Wintersport und Wanderungen am Ende der Welt
Auf der Karte ist die Stadt Ushuaia nur ein kleiner besiedelter Punkt inmitten der Natur. Deshalb sind auf einer Reise nach Ushuaia vor allem die Ziele in der näheren Umgebung interessant. Da wäre zuerst der „Stadtgletscher“, der Glaciar Martial, dessen Wintersportzentrum in unmittelbarer Nähe zum Zentrum liegt. In den übrigen Wintersportzentren werden neben Ski und Snowboard auch andere Aktivitäten wie Schneeschuhwanderungen, Huskieschlitten- und Schneemobilfahrten angeboten.
Ein Muss ist der Nationalpark Tierra del Fuego rund um die Lapataia-Bucht, wo die Ruta 3, die einzige große Verkehrsader Feuerlands, abrupt endet. Eine Vielzahl an Wanderungen aller Schwierigkeitsgrade steht den Besucher*innen des Parks zur Auswahl, auf denen sie unter anderem Rekonstruktionen von Yámana-Behausungen entdecken können. Das große Highlight des Parks ist der „Tren del fin del mundo“, eine kleine Lokomotive, die Touristen in den Nationalpark und zurück befördert. Zu Beginn des 20. Jahrhunderts verkehrte der Zug erstmals als „Tren de los presos“ (Zug der Gefangenen), und brachte wichtige Holzlieferungen für Heizung, Küche und Konstruktionen in das Gefängnis Ushuaias.
Auch außerhalb des Nationalparks gibt es zahlreiche Wanderungen. Zu den beliebtesten Ausflügen zählen sicherlich die Wanderung zur Laguna Esmeralda (Startpunkt zwölf Kilometer stadtauswärts), die relativ einfache Wanderung zur verlassenen Estancia Túnel (an der Küste entlang) und die Tour zur Eishöhle des Vinciguerra-Gletschers (anspruchsvoll).

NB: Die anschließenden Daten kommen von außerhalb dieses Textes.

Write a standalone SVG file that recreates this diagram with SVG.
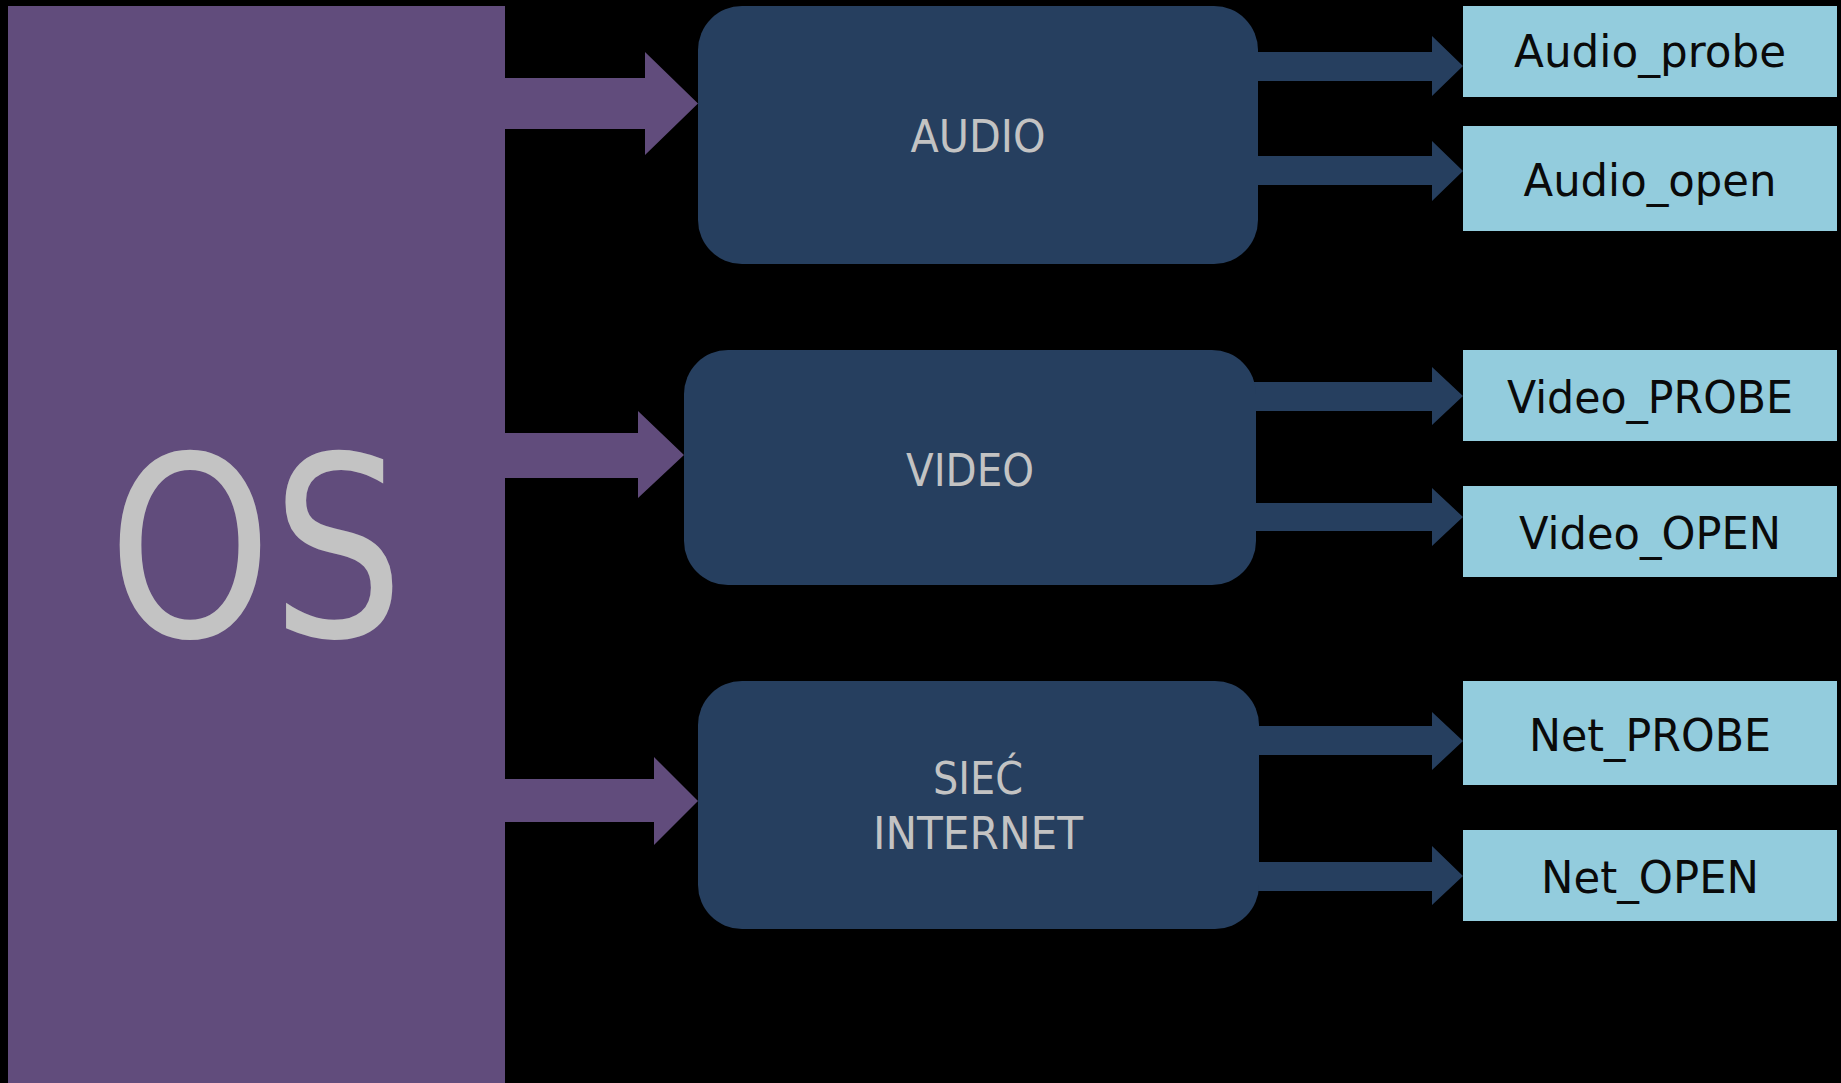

Praktische Tipps für einen Besuch in Ushuaia
Ushuaia liegt in Patagonien, und in Patagonien ist das Wetter unberechenbar. In Ushuaia umso mehr, da es in der Umgebung des Kap Horn liegt und von dessen eisigen Winden nicht verschont bleibt. Die Einwohner Ushuaias behaupten gerne, dass man in ihrer Stadt alle vier Jahreszeiten an einem Tag erleben könne. Deshalb gehört auf jeden Fall wind- und wasserfeste Kleidung ins Reisegepäck. Die Winter sind lang, kalt und dunkel. Die beste Reisezeit ist wie für alle Destinationen auf Feuerland der kurze patagonische Sommer in den Monaten Dezember bis Februar.